→ **Required work**
Print word for word the first line of the listing below and every line after it, through the line with "1.69, 1.60, 1.55];". Leave out the pictures and the rest.

═══

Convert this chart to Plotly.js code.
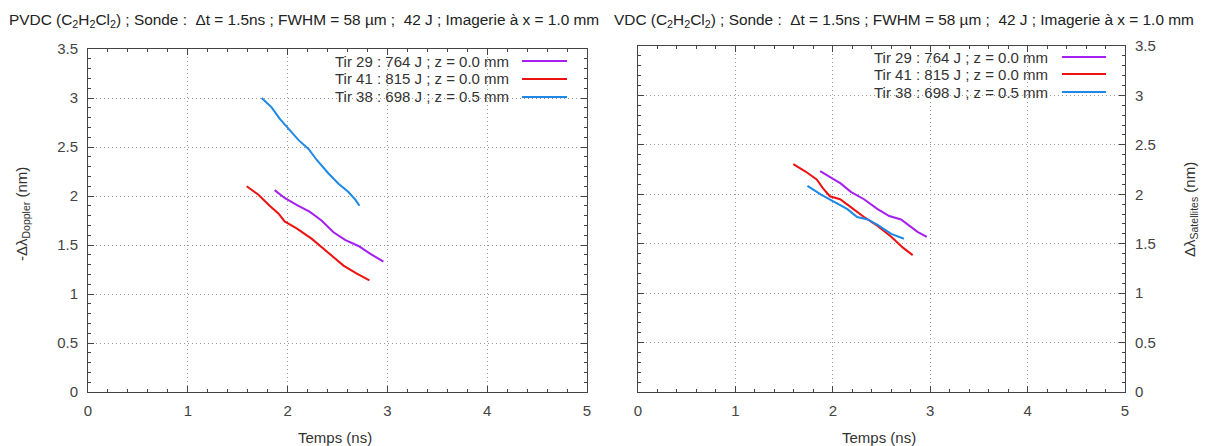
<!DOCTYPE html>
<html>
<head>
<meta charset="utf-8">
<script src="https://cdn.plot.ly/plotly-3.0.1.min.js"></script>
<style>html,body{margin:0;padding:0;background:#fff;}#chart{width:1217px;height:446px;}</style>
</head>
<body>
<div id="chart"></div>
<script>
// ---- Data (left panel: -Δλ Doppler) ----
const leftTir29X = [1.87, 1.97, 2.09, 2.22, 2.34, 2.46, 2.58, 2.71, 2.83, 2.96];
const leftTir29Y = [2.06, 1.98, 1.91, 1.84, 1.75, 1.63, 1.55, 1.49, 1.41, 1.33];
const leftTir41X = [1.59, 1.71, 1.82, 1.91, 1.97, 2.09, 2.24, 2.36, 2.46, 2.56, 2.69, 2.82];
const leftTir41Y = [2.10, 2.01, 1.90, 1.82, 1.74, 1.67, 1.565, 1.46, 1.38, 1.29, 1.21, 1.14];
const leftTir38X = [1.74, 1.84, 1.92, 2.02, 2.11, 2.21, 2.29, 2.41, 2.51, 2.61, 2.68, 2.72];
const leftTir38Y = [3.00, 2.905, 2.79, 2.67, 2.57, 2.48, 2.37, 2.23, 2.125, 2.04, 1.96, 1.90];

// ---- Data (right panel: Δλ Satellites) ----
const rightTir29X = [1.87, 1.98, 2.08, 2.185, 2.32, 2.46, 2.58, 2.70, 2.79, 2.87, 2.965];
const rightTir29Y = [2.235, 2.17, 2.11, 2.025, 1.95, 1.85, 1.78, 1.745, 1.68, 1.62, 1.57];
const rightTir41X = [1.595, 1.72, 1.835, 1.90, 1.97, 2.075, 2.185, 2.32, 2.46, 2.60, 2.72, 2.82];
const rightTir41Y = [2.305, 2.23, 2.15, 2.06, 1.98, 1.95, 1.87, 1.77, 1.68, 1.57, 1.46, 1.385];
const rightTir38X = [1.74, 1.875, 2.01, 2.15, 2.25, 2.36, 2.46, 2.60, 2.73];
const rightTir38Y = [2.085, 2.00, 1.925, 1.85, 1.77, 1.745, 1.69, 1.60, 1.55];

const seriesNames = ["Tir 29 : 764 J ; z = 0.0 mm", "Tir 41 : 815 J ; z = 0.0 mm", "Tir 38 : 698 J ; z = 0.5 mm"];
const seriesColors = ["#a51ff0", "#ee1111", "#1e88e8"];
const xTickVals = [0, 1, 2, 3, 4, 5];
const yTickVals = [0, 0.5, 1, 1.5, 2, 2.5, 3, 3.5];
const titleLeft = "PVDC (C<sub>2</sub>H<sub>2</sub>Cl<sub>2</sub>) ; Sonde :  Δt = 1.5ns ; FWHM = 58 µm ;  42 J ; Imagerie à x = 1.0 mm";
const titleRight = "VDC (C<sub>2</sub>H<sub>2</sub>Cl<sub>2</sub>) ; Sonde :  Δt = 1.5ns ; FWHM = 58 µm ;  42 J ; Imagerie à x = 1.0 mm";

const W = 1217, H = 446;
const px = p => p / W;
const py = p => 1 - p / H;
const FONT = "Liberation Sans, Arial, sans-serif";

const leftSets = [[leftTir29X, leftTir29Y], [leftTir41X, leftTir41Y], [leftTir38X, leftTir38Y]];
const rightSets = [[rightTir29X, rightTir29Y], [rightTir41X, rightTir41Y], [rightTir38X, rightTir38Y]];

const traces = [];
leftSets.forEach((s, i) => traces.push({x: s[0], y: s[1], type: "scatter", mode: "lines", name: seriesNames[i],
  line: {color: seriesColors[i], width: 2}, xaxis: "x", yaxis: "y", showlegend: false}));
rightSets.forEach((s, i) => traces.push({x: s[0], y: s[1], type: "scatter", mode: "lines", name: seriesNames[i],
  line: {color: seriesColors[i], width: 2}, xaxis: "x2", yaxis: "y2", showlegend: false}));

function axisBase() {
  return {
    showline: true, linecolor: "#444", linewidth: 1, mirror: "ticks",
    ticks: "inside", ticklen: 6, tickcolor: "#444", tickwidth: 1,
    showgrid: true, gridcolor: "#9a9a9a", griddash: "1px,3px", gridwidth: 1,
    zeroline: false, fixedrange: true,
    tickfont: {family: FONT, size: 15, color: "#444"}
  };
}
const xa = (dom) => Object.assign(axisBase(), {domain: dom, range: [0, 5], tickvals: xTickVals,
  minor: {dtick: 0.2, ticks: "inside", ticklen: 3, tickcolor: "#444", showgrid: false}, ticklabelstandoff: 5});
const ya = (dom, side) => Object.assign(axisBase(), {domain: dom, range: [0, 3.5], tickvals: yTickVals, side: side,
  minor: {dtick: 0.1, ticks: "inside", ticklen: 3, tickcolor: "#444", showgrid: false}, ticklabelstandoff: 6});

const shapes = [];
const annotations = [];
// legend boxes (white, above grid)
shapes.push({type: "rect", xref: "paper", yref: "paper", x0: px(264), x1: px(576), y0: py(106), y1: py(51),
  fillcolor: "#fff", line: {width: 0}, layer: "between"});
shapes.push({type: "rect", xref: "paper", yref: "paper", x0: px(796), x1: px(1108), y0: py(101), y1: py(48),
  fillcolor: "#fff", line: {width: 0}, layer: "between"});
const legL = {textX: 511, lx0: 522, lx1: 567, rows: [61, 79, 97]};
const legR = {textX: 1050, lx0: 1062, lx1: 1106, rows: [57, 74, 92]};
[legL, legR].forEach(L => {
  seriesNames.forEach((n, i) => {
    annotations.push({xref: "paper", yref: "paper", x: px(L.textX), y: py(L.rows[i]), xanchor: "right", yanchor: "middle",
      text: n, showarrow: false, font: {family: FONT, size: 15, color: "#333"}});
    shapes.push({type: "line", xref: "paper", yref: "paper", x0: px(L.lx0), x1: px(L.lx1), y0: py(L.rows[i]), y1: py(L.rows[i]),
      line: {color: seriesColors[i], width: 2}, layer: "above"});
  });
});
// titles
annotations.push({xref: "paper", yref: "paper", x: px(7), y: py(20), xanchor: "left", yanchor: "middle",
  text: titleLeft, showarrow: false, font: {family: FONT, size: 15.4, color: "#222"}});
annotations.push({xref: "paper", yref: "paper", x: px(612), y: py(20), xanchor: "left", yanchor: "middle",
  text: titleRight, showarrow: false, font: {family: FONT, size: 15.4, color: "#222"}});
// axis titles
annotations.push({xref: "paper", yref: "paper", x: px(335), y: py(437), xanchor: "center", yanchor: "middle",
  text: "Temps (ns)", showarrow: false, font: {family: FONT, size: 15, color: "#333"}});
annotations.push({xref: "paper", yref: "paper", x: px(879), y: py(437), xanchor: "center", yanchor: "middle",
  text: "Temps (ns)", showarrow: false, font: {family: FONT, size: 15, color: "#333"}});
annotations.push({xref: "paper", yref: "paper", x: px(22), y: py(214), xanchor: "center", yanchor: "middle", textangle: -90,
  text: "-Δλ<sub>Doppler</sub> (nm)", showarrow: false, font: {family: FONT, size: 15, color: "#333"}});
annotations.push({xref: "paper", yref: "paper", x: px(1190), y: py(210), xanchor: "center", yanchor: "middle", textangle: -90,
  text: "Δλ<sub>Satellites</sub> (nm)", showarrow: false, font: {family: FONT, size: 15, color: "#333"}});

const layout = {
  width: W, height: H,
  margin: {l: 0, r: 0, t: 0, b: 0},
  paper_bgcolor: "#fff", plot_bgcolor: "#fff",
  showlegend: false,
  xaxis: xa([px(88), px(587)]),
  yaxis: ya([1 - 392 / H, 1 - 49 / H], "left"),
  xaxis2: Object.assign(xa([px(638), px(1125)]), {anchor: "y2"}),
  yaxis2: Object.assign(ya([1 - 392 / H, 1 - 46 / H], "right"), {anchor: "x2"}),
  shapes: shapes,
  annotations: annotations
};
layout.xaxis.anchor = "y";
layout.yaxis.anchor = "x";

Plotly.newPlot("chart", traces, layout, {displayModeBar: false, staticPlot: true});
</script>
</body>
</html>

═══

→ **Answer to this problem**
Convert this chart to Plotly.js code.
<!DOCTYPE html>
<html>
<head>
<meta charset="utf-8">
<script src="https://cdn.plot.ly/plotly-3.0.1.min.js"></script>
<style>html,body{margin:0;padding:0;background:#fff;}#chart{width:1217px;height:446px;}</style>
</head>
<body>
<div id="chart"></div>
<script>
// ---- Data (left panel: -Δλ Doppler) ----
const leftTir29X = [1.87, 1.97, 2.09, 2.22, 2.34, 2.46, 2.58, 2.71, 2.83, 2.96];
const leftTir29Y = [2.06, 1.98, 1.91, 1.84, 1.75, 1.63, 1.55, 1.49, 1.41, 1.33];
const leftTir41X = [1.59, 1.71, 1.82, 1.91, 1.97, 2.09, 2.24, 2.36, 2.46, 2.56, 2.69, 2.82];
const leftTir41Y = [2.10, 2.01, 1.90, 1.82, 1.74, 1.67, 1.565, 1.46, 1.38, 1.29, 1.21, 1.14];
const leftTir38X = [1.74, 1.84, 1.92, 2.02, 2.11, 2.21, 2.29, 2.41, 2.51, 2.61, 2.68, 2.72];
const leftTir38Y = [3.00, 2.905, 2.79, 2.67, 2.57, 2.48, 2.37, 2.23, 2.125, 2.04, 1.96, 1.90];

// ---- Data (right panel: Δλ Satellites) ----
const rightTir29X = [1.87, 1.98, 2.08, 2.185, 2.32, 2.46, 2.58, 2.70, 2.79, 2.87, 2.965];
const rightTir29Y = [2.235, 2.17, 2.11, 2.025, 1.95, 1.85, 1.78, 1.745, 1.68, 1.62, 1.57];
const rightTir41X = [1.595, 1.72, 1.835, 1.90, 1.97, 2.075, 2.185, 2.32, 2.46, 2.60, 2.72, 2.82];
const rightTir41Y = [2.305, 2.23, 2.15, 2.06, 1.98, 1.95, 1.87, 1.77, 1.68, 1.57, 1.46, 1.385];
const rightTir38X = [1.74, 1.875, 2.01, 2.15, 2.25, 2.36, 2.46, 2.60, 2.73];
const rightTir38Y = [2.085, 2.00, 1.925, 1.85, 1.77, 1.745, 1.69, 1.60, 1.55];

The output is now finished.